Not Just Another Welfare Queen
I did not plan to become a parent at sixteen and it has not been easy, emotionally or financially, but I do not have any regrets. Being a mother is the greatest role in my life. People have no idea how difficult and all-consuming being a parent is, particularly, a single, poor one. The right wing and the media have been in cahoots for decades in their efforts to stigmatize African American single mothers as lazy, unstable and responsible for passing on a culture of poverty from one generation to the next and those stereotypes are not true. What is true is that African American mothers in this country have juggled work and children for decades before it became socially acceptable, sometime neglecting their own physical and mental health in order to keep their children clothed, housed and fed. Although I do not have material wealth to spend on my children, I love them fiercely and am doing my best to raise them to be strong, productive members of society. As a mother, that is the least I can do.
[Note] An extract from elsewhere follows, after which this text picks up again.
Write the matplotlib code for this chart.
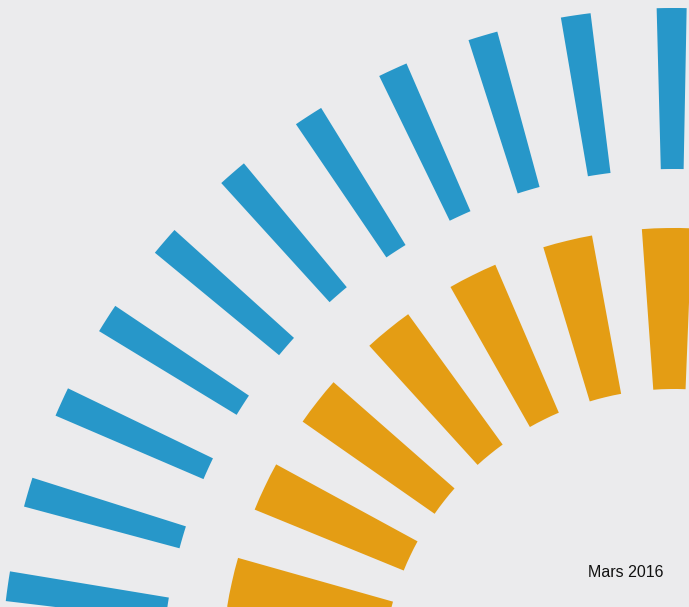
import numpy as np
import matplotlib
matplotlib.use("Agg")
import matplotlib.pyplot as plt

# angles des barres (degrés) et rayons
blue_angles = [90.2, 98.4, 106.5, 114.7, 122.9, 131.0, 139.2, 147.4, 155.5, 163.7, 171.9]
blue_bottom = [512] * 11
blue_length = [161] * 11

orange_angles = [90.9, 103.6, 116.4, 129.1, 141.9, 154.6, 167.4]
orange_bottom = [292] * 7
orange_length = [161] * 7

date_label = "Mars 2016"

bg = '#ebebed'
blue = '#2797c9'
orange = '#e49d14'

W, H = 689, 607
fig = plt.figure(figsize=(W / 100, H / 100), dpi=100, facecolor=bg)

# centre du graphique polaire hors de l'image (en bas à droite)
cx, cy = 674, H - 681
R = 700
ax = fig.add_axes([(cx - R) / W, (cy - R) / H, 2 * R / W, 2 * R / H], projection='polar')
ax.set_facecolor(bg)
ax.set_ylim(0, R)

ax.bar(np.deg2rad(blue_angles), blue_length, width=0.0446, bottom=blue_bottom,
       color=blue, edgecolor='none')
ax.bar(np.deg2rad(orange_angles), orange_length, width=0.1106, bottom=orange_bottom,
       color=orange, edgecolor='none')
ax.set_axis_off()

fig.text(664 / W, 1 - 577 / H, date_label, ha='right', va='baseline',
         fontsize=11.5, family='Liberation Sans', color='#111111')

fig.savefig('out.png', dpi=100, facecolor=bg)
If I did not have children, there is no way I would have dealt with the welfare system as long as I did. But when you have children, a mother has to make sacrifices, sometimes swallowing her pride and going to the public aid office to apply for food stamps and cash assistance. By signing the Personal Responsibility contract in return for public assistance, a welfare recipient in essence signs her rights to being an adult away. Recipients must attend job training classes in which individuals must work for their cash. Obtaining an education is not a factor and I found this out the hard way.